Is the third time a charm? In Maine, two groups are again looking for state approval to open online schools. This is a third attempt by Maine Connections Academy and Maine Virtual Academy to seek approval from the state Charter School Commission. The state twice rejected their plans for virtual charter schools, writes Noel K. Gallagher of Portland of Press Herald.

In 2011, the lawmakers passed legislation to allow charter schools in Maine. The charter schools are publicly funded but operate independently of public school districts, offering alternatives for students. As many as 10 schools can be approved in the state in the first 10 years and so far five schools have opened.

Two other groups filed applications for brick-and-mortar charter schools. The first application is for Lewiston-Auburn Academy Charter School, while the other application is for the Many Hands Montessori School in Windham.

On December 3rd, Maine Connections Academy and Maine Virtual Academy gave presentations to the Charter School Commission on virtual charter schools. Both groups are backed by national companies. Students in virtual schools learn largely from home with lessons delivered online.

Maine Virtual Academy is backed by Herndon, Va.-based 12 Inc. and Maine Connections Academy is backed by Connections Learning of Baltimore. Those companies were the subject of a Maine Sunday Telegram investigation, published last year, that showed that they were shaping Maine's digital education policies and that their schools in other states had fared poorly in studies of students' achievement.

The Charter School Commission created new requirements and a new application this summer just for virtual charter schools. The commission made new requirements after rejecting the virtual charter school applications for a second year.

The new requirements, among others, include weekly face-to-face time for students and instructors, and a school board that is clearly independent of the school's education service provider, which usually is a national company.

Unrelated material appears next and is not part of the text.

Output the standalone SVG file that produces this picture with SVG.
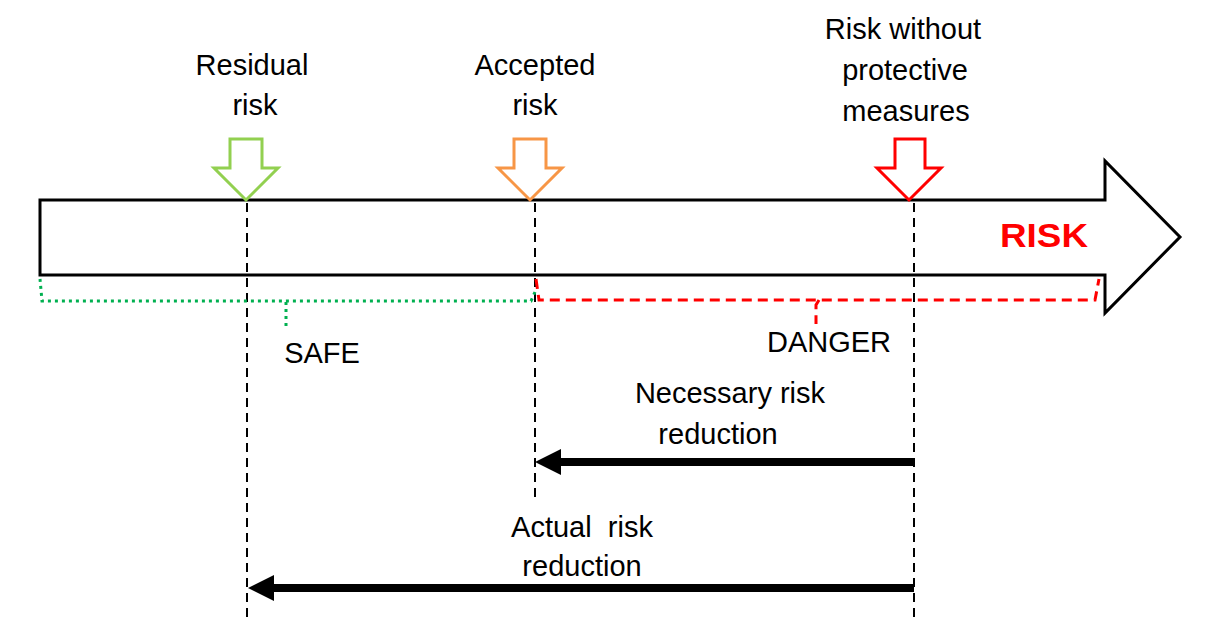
<svg xmlns="http://www.w3.org/2000/svg" width="1207" height="640" viewBox="0 0 1207 640">
<defs>
<style>
.t{font-family:"Liberation Sans",Arial,sans-serif;font-size:29px;fill:#000;text-anchor:middle}
.risk{font-family:"Liberation Sans",Arial,sans-serif;font-size:34px;font-weight:bold;fill:#FF0000}
.vd{fill:none;stroke:#000;stroke-width:2;stroke-dasharray:9 6}
.ind{fill:#fff;stroke-width:3;stroke-linejoin:miter}
.bar{fill:none;stroke:#000;stroke-width:8}
</style>
<marker id="ah" viewBox="0 0 26 26" refX="0" refY="13" markerWidth="26" markerHeight="26" markerUnits="userSpaceOnUse" orient="auto-start-reverse">
<path d="M0,0 L26,13 L0,26 Z" fill="#000"/>
</marker>
</defs>
<rect width="1207" height="640" fill="#fff"/>

<g id="risk-axis">
<path d="M40,200 L1105,200 L1105,161 L1180,237 L1105,313 L1105,275 L40,275 Z" fill="#fff" stroke="#000" stroke-width="3"/>
<text class="risk" x="1044" y="247" text-anchor="middle" textLength="88" lengthAdjust="spacingAndGlyphs">RISK</text>
</g>

<g id="connectors">
<path class="vd" d="M247,203 V622"/>
<path class="vd" d="M535,203 V500"/>
<path class="vd" d="M914,203 V622"/>
<path class="bar" d="M914,462 H561" marker-end="url(#ah)"/>
<path class="bar" d="M914,588 H274" marker-end="url(#ah)"/>
</g>

<g id="residual-risk">
<path class="ind" stroke="#92D050" d="M230,139 H262 V168 H278 L246,200 L214,168 H230 Z"/>
<text class="t" x="252" y="75">Residual</text>
<text class="t" x="255" y="115">risk</text>
</g>

<g id="accepted-risk">
<path class="ind" stroke="#F79646" d="M514,139 H546 V168 H562 L530,200 L498,168 H514 Z"/>
<text class="t" x="535" y="75">Accepted</text>
<text class="t" x="535" y="115">risk</text>
</g>

<g id="risk-without">
<path class="ind" stroke="#FF0000" d="M895,139 H925 V168 H941 L909,200 L877,168 H895 Z"/>
<text class="t" x="903" y="39">Risk without</text>
<text class="t" x="905" y="80">protective</text>
<text class="t" x="906" y="121">measures</text>
</g>

<g id="safe">
<path d="M40,279 L42,301 L531,301 L535,292 M286,302 V329" fill="none" stroke="#00B050" stroke-width="3" stroke-dasharray="3 4"/>
<text class="t" x="322" y="363">SAFE</text>
</g>

<g id="danger">
<path d="M536,279 L539,300 L1095,300 L1099,279 M819,300 L816,305 V324" fill="none" stroke="#FF0000" stroke-width="3" stroke-dasharray="10 6"/>
<text class="t" x="829" y="352">DANGER</text>
</g>

<g id="necessary">
<text class="t" x="730" y="403">Necessary risk</text>
<text class="t" x="718" y="444">reduction</text>
</g>

<g id="actual">
<text class="t" x="582" y="537" style="white-space:pre">Actual  risk</text>
<text class="t" x="582" y="576">reduction</text>
</g>
</svg>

Commission Chairwoman Jana Lapoint said the level of detail the applicants provided indicates that they are thinking about issues the commission raised. "There is a lot more accountability here, a lot more about (in-person contact with students)," Lapoint said after the presentations. "All of the things we had great concern about."

The proposed charter school in Lewiston-Auburn would be part of a network of 800 schools operated internationally by followers of the Turkish imam Fethullah Gulen. The group's application for a charter school in Bangor was denied in early 2013.

Followers of Gulen, who lives in self-imposed exile in Pennsylvania, have been involved in starting at least 120 charter schools in 26 states, according to investigations by The New York Times, "60 Minutes," USA Today and other news organizations.

The schools are often top performers and have an entirely secular curriculum, but they have drawn criticism for their lack of transparency, their hiring and financial practices and concerns about their motivation, which experts say has as much to do with shaping the evolution of Turkey as it does with educating young Americans.